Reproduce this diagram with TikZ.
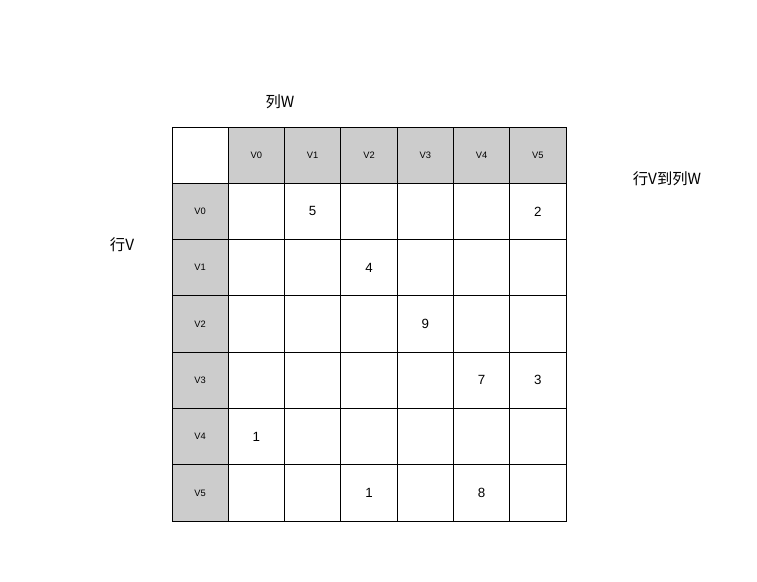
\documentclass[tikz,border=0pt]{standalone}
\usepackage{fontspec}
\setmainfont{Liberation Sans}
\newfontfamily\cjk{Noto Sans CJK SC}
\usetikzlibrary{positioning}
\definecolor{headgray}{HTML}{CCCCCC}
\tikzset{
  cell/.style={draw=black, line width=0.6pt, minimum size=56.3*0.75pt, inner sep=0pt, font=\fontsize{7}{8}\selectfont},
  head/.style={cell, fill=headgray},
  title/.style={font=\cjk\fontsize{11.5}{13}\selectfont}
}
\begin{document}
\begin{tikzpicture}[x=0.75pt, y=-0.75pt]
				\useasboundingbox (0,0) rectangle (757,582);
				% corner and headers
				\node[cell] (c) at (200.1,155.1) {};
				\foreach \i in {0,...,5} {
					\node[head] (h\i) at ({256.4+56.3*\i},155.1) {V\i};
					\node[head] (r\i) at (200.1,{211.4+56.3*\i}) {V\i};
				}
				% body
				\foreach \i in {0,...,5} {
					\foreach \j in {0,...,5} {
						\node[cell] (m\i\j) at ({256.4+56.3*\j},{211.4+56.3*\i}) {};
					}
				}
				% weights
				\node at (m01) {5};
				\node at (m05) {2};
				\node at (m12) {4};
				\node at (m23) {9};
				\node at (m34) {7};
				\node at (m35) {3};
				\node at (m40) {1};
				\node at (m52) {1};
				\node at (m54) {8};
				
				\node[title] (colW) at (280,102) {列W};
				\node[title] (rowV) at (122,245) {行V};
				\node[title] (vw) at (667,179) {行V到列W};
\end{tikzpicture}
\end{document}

..............................

__WHAT THIS TASK INVOLVES__: All of the material above needs to be restated exactly, with no pictures.

__EXERCISE SOLUTION__:
Reproduce this diagram with TikZ.
\documentclass[tikz,border=0pt]{standalone}
\usepackage{fontspec}
\setmainfont{Liberation Sans}
\newfontfamily\cjk{Noto Sans CJK SC}
\usetikzlibrary{positioning}
\definecolor{headgray}{HTML}{CCCCCC}
\tikzset{
  cell/.style={draw=black, line width=0.6pt, minimum size=56.3*0.75pt, inner sep=0pt, font=\fontsize{7}{8}\selectfont},
  head/.style={cell, fill=headgray},
  title/.style={font=\cjk\fontsize{11.5}{13}\selectfont}
}
\begin{document}
\begin{tikzpicture}[x=0.75pt, y=-0.75pt]
				\useasboundingbox (0,0) rectangle (757,582);
				% corner and headers
				\node[cell] (c) at (200.1,155.1) {};
				\foreach \i in {0,...,5} {
					\node[head] (h\i) at ({256.4+56.3*\i},155.1) {V\i};
					\node[head] (r\i) at (200.1,{211.4+56.3*\i}) {V\i};
				}
				% body
				\foreach \i in {0,...,5} {
					\foreach \j in {0,...,5} {
						\node[cell] (m\i\j) at ({256.4+56.3*\j},{211.4+56.3*\i}) {};
					}
				}
				% weights
				\node at (m01) {5};
				\node at (m05) {2};
				\node at (m12) {4};
				\node at (m23) {9};
				\node at (m34) {7};
				\node at (m35) {3};
				\node at (m40) {1};
				\node at (m52) {1};
				\node at (m54) {8};
				
				\node[title] (colW) at (280,102) {列W};
				\node[title] (rowV) at (122,245) {行V};
				\node[title] (vw) at (667,179) {行V到列W};
\end{tikzpicture}
\end{document}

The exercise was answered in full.